The year was 1913. Thousands of suffragettes marched on Washington the day before President Woodrow Wilson was sworn into office. But others believed the American way of life was under attack.

Credit Library of Congress
The 1913 Woman's Suffrage March on Washington, DC.

"There was some, frankly, fear mongering that went on," said Taylor. "If women, heaven forbid, got the right to vote, the family as we know it, society as we know it, would be in shambles."
 
Needless to say, there was much more music against suffrage than for it. Remember, it was a time when singing around the family piano was a main source of entertainment, and many of those songs were political in nature, propaganda and a call to action.

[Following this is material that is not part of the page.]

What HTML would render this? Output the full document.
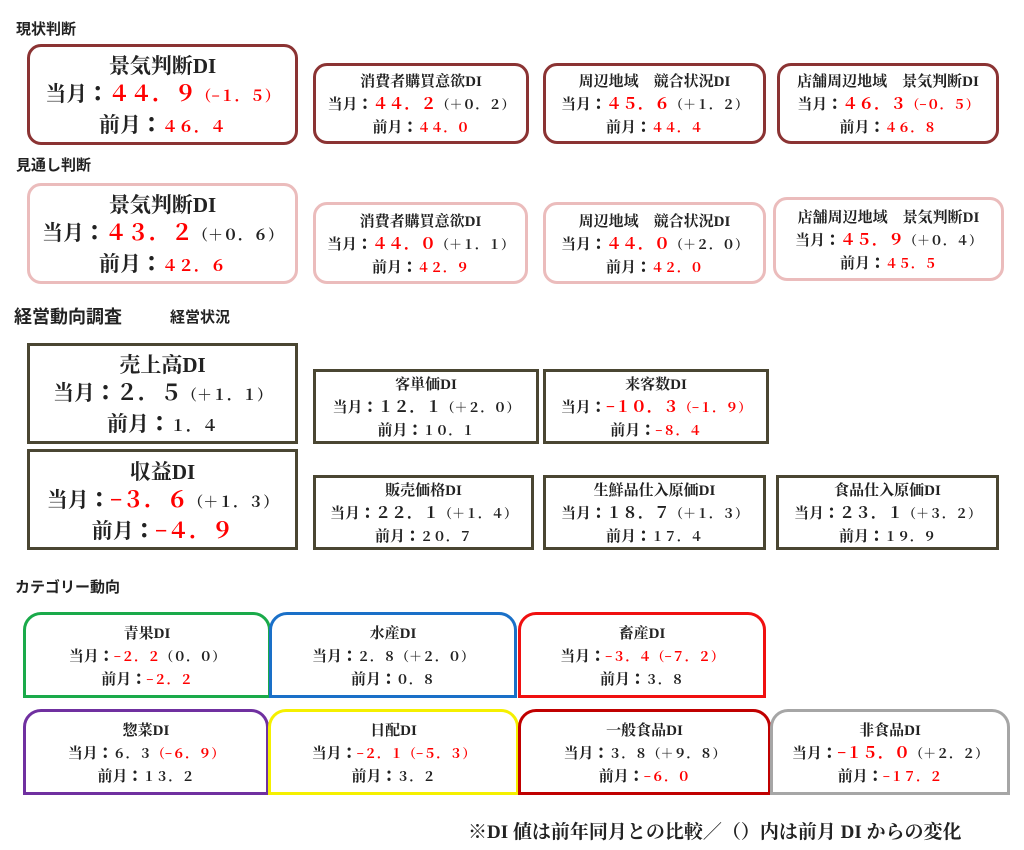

The songs continued even after the 19th Amendment was signed into law. Songs like "Woman Suffrage" by Bob and Mac in 1928 laments how men have to take a back seat in a world run by women.

Later in the 1960s, as the battle for women's civil rights reorganized, even Walt Disney joined the suffrage bandwagon - in the movie "Mary Poppins," of all places - with "Sister Suffragette." By the time the Equal Rights Amendment was proposed in 1972, songs like Lesley Gore's "You Don't Own Me," Aretha Franklin's "Respect" and Helen Reddy's "I Am Woman" were becoming anthems.

"I Am Woman" became a #1 hit in December 1972. Shirley Chisholm was running for President and Roe v. Wade was decided a month later.

"Music has really been something that we have turned to at different times in our nation's history and it was no different in the Suffrage Movement," said Taylor.

"Women's voice took many forms and they were all forms of empowerment that need to be remembered today," said Bramen. "Voting rights and access to the vote is still a contentious issue. So it's a legacy that still, unfortunately, has lessons for us today."

NOTE: There are songs about the Equal Rights Amendment, too. The ERA was approved by the required number of states after the deadline set by Congress. Also used in the on-air version of this story as an example of contrafact was "Battle Hymn of the Women," from the Women's Liberation March that took over a Harvard University building in 1971.